TASK
Carry none of the pictures over; write out the complete data exactly.
•••••
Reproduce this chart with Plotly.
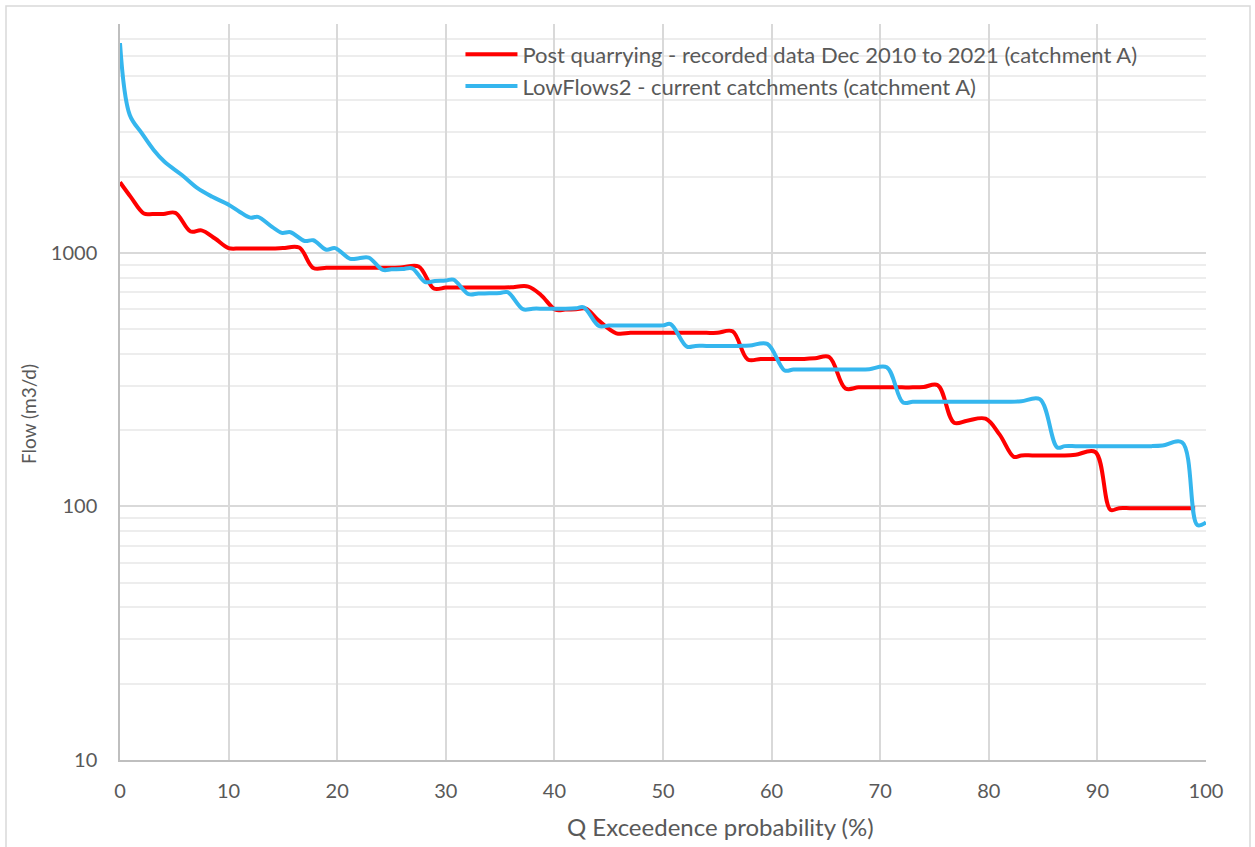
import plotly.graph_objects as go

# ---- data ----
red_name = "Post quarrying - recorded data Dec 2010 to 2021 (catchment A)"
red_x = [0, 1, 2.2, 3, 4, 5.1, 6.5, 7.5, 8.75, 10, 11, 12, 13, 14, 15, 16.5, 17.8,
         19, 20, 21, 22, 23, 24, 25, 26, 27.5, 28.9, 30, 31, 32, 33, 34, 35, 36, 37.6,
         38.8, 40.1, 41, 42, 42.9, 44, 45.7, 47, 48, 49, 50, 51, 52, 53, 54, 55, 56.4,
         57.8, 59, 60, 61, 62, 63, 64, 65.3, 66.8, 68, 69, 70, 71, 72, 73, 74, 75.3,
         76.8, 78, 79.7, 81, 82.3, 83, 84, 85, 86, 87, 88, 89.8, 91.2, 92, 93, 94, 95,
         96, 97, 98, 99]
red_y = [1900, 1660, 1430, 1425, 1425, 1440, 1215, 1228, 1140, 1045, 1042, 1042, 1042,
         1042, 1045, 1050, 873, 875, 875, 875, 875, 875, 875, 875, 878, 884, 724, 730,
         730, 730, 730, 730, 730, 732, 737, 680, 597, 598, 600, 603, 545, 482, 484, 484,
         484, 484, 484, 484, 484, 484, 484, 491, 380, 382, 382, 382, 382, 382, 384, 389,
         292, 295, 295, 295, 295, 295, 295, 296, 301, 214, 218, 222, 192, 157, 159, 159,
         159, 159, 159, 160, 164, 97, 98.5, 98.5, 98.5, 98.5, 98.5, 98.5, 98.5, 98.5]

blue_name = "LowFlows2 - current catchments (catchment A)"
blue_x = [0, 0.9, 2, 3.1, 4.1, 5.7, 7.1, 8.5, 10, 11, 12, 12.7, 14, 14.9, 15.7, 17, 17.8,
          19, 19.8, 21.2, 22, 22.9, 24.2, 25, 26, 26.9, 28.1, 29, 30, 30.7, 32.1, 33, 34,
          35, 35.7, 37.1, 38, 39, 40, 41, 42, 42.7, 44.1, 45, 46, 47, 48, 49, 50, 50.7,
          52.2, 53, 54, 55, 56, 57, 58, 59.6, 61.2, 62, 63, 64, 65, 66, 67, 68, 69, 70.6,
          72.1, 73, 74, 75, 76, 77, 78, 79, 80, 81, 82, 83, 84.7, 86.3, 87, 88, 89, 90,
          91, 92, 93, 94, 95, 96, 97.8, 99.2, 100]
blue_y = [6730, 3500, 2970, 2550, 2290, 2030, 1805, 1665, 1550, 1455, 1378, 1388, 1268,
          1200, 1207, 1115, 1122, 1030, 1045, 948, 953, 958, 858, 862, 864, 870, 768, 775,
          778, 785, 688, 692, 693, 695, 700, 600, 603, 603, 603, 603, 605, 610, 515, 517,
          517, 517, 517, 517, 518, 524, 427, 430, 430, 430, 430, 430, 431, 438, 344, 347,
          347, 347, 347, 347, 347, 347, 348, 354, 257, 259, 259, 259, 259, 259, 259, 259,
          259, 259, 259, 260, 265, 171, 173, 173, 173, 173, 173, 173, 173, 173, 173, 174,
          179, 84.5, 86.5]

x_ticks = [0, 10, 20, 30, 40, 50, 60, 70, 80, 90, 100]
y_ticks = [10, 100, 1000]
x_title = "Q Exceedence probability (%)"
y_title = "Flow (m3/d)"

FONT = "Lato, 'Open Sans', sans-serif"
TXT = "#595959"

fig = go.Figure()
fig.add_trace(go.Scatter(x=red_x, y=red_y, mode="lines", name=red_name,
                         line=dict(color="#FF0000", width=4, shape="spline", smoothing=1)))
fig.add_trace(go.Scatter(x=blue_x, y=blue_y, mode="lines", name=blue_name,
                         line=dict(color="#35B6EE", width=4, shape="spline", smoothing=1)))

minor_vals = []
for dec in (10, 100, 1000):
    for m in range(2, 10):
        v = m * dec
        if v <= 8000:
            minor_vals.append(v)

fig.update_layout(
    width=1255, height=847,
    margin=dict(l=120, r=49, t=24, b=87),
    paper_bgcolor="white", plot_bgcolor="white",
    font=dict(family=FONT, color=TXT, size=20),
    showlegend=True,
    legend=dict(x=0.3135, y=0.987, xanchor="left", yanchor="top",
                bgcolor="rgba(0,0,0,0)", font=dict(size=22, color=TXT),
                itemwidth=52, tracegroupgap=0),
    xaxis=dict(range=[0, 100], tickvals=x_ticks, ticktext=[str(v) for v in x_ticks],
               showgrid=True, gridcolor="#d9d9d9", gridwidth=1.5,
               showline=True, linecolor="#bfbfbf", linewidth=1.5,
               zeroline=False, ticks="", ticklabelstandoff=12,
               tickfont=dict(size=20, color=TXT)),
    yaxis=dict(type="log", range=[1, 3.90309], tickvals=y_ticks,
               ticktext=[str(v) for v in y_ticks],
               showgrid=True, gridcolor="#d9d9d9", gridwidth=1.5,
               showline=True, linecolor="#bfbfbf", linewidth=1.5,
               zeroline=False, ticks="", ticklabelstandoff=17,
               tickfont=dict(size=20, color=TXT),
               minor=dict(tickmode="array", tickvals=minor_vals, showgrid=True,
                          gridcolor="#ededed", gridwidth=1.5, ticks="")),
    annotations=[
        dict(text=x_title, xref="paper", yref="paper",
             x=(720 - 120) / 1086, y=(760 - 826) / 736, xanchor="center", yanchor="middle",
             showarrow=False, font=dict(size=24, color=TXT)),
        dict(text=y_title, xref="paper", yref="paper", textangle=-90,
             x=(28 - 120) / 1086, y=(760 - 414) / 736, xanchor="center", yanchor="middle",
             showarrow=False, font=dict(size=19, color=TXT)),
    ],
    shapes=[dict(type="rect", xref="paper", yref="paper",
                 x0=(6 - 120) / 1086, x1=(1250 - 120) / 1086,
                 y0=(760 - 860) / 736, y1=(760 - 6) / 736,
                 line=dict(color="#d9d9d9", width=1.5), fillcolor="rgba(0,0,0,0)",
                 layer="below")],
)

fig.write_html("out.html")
•••••
EXERCISE OUTPUT
Reproduce this chart with Plotly.
import plotly.graph_objects as go

# ---- data ----
red_name = "Post quarrying - recorded data Dec 2010 to 2021 (catchment A)"
red_x = [0, 1, 2.2, 3, 4, 5.1, 6.5, 7.5, 8.75, 10, 11, 12, 13, 14, 15, 16.5, 17.8,
         19, 20, 21, 22, 23, 24, 25, 26, 27.5, 28.9, 30, 31, 32, 33, 34, 35, 36, 37.6,
         38.8, 40.1, 41, 42, 42.9, 44, 45.7, 47, 48, 49, 50, 51, 52, 53, 54, 55, 56.4,
         57.8, 59, 60, 61, 62, 63, 64, 65.3, 66.8, 68, 69, 70, 71, 72, 73, 74, 75.3,
         76.8, 78, 79.7, 81, 82.3, 83, 84, 85, 86, 87, 88, 89.8, 91.2, 92, 93, 94, 95,
         96, 97, 98, 99]
red_y = [1900, 1660, 1430, 1425, 1425, 1440, 1215, 1228, 1140, 1045, 1042, 1042, 1042,
         1042, 1045, 1050, 873, 875, 875, 875, 875, 875, 875, 875, 878, 884, 724, 730,
         730, 730, 730, 730, 730, 732, 737, 680, 597, 598, 600, 603, 545, 482, 484, 484,
         484, 484, 484, 484, 484, 484, 484, 491, 380, 382, 382, 382, 382, 382, 384, 389,
         292, 295, 295, 295, 295, 295, 295, 296, 301, 214, 218, 222, 192, 157, 159, 159,
         159, 159, 159, 160, 164, 97, 98.5, 98.5, 98.5, 98.5, 98.5, 98.5, 98.5, 98.5]

blue_name = "LowFlows2 - current catchments (catchment A)"
blue_x = [0, 0.9, 2, 3.1, 4.1, 5.7, 7.1, 8.5, 10, 11, 12, 12.7, 14, 14.9, 15.7, 17, 17.8,
          19, 19.8, 21.2, 22, 22.9, 24.2, 25, 26, 26.9, 28.1, 29, 30, 30.7, 32.1, 33, 34,
          35, 35.7, 37.1, 38, 39, 40, 41, 42, 42.7, 44.1, 45, 46, 47, 48, 49, 50, 50.7,
          52.2, 53, 54, 55, 56, 57, 58, 59.6, 61.2, 62, 63, 64, 65, 66, 67, 68, 69, 70.6,
          72.1, 73, 74, 75, 76, 77, 78, 79, 80, 81, 82, 83, 84.7, 86.3, 87, 88, 89, 90,
          91, 92, 93, 94, 95, 96, 97.8, 99.2, 100]
blue_y = [6730, 3500, 2970, 2550, 2290, 2030, 1805, 1665, 1550, 1455, 1378, 1388, 1268,
          1200, 1207, 1115, 1122, 1030, 1045, 948, 953, 958, 858, 862, 864, 870, 768, 775,
          778, 785, 688, 692, 693, 695, 700, 600, 603, 603, 603, 603, 605, 610, 515, 517,
          517, 517, 517, 517, 518, 524, 427, 430, 430, 430, 430, 430, 431, 438, 344, 347,
          347, 347, 347, 347, 347, 347, 348, 354, 257, 259, 259, 259, 259, 259, 259, 259,
          259, 259, 259, 260, 265, 171, 173, 173, 173, 173, 173, 173, 173, 173, 173, 174,
          179, 84.5, 86.5]

x_ticks = [0, 10, 20, 30, 40, 50, 60, 70, 80, 90, 100]
y_ticks = [10, 100, 1000]
x_title = "Q Exceedence probability (%)"
y_title = "Flow (m3/d)"

FONT = "Lato, 'Open Sans', sans-serif"
TXT = "#595959"

fig = go.Figure()
fig.add_trace(go.Scatter(x=red_x, y=red_y, mode="lines", name=red_name,
                         line=dict(color="#FF0000", width=4, shape="spline", smoothing=1)))
fig.add_trace(go.Scatter(x=blue_x, y=blue_y, mode="lines", name=blue_name,
                         line=dict(color="#35B6EE", width=4, shape="spline", smoothing=1)))

minor_vals = []
for dec in (10, 100, 1000):
    for m in range(2, 10):
        v = m * dec
        if v <= 8000:
            minor_vals.append(v)

fig.update_layout(
    width=1255, height=847,
    margin=dict(l=120, r=49, t=24, b=87),
    paper_bgcolor="white", plot_bgcolor="white",
    font=dict(family=FONT, color=TXT, size=20),
    showlegend=True,
    legend=dict(x=0.3135, y=0.987, xanchor="left", yanchor="top",
                bgcolor="rgba(0,0,0,0)", font=dict(size=22, color=TXT),
                itemwidth=52, tracegroupgap=0),
    xaxis=dict(range=[0, 100], tickvals=x_ticks, ticktext=[str(v) for v in x_ticks],
               showgrid=True, gridcolor="#d9d9d9", gridwidth=1.5,
               showline=True, linecolor="#bfbfbf", linewidth=1.5,
               zeroline=False, ticks="", ticklabelstandoff=12,
               tickfont=dict(size=20, color=TXT)),
    yaxis=dict(type="log", range=[1, 3.90309], tickvals=y_ticks,
               ticktext=[str(v) for v in y_ticks],
               showgrid=True, gridcolor="#d9d9d9", gridwidth=1.5,
               showline=True, linecolor="#bfbfbf", linewidth=1.5,
               zeroline=False, ticks="", ticklabelstandoff=17,
               tickfont=dict(size=20, color=TXT),
               minor=dict(tickmode="array", tickvals=minor_vals, showgrid=True,
                          gridcolor="#ededed", gridwidth=1.5, ticks="")),
    annotations=[
        dict(text=x_title, xref="paper", yref="paper",
             x=(720 - 120) / 1086, y=(760 - 826) / 736, xanchor="center", yanchor="middle",
             showarrow=False, font=dict(size=24, color=TXT)),
        dict(text=y_title, xref="paper", yref="paper", textangle=-90,
             x=(28 - 120) / 1086, y=(760 - 414) / 736, xanchor="center", yanchor="middle",
             showarrow=False, font=dict(size=19, color=TXT)),
    ],
    shapes=[dict(type="rect", xref="paper", yref="paper",
                 x0=(6 - 120) / 1086, x1=(1250 - 120) / 1086,
                 y0=(760 - 860) / 736, y1=(760 - 6) / 736,
                 line=dict(color="#d9d9d9", width=1.5), fillcolor="rgba(0,0,0,0)",
                 layer="below")],
)

fig.write_html("out.html")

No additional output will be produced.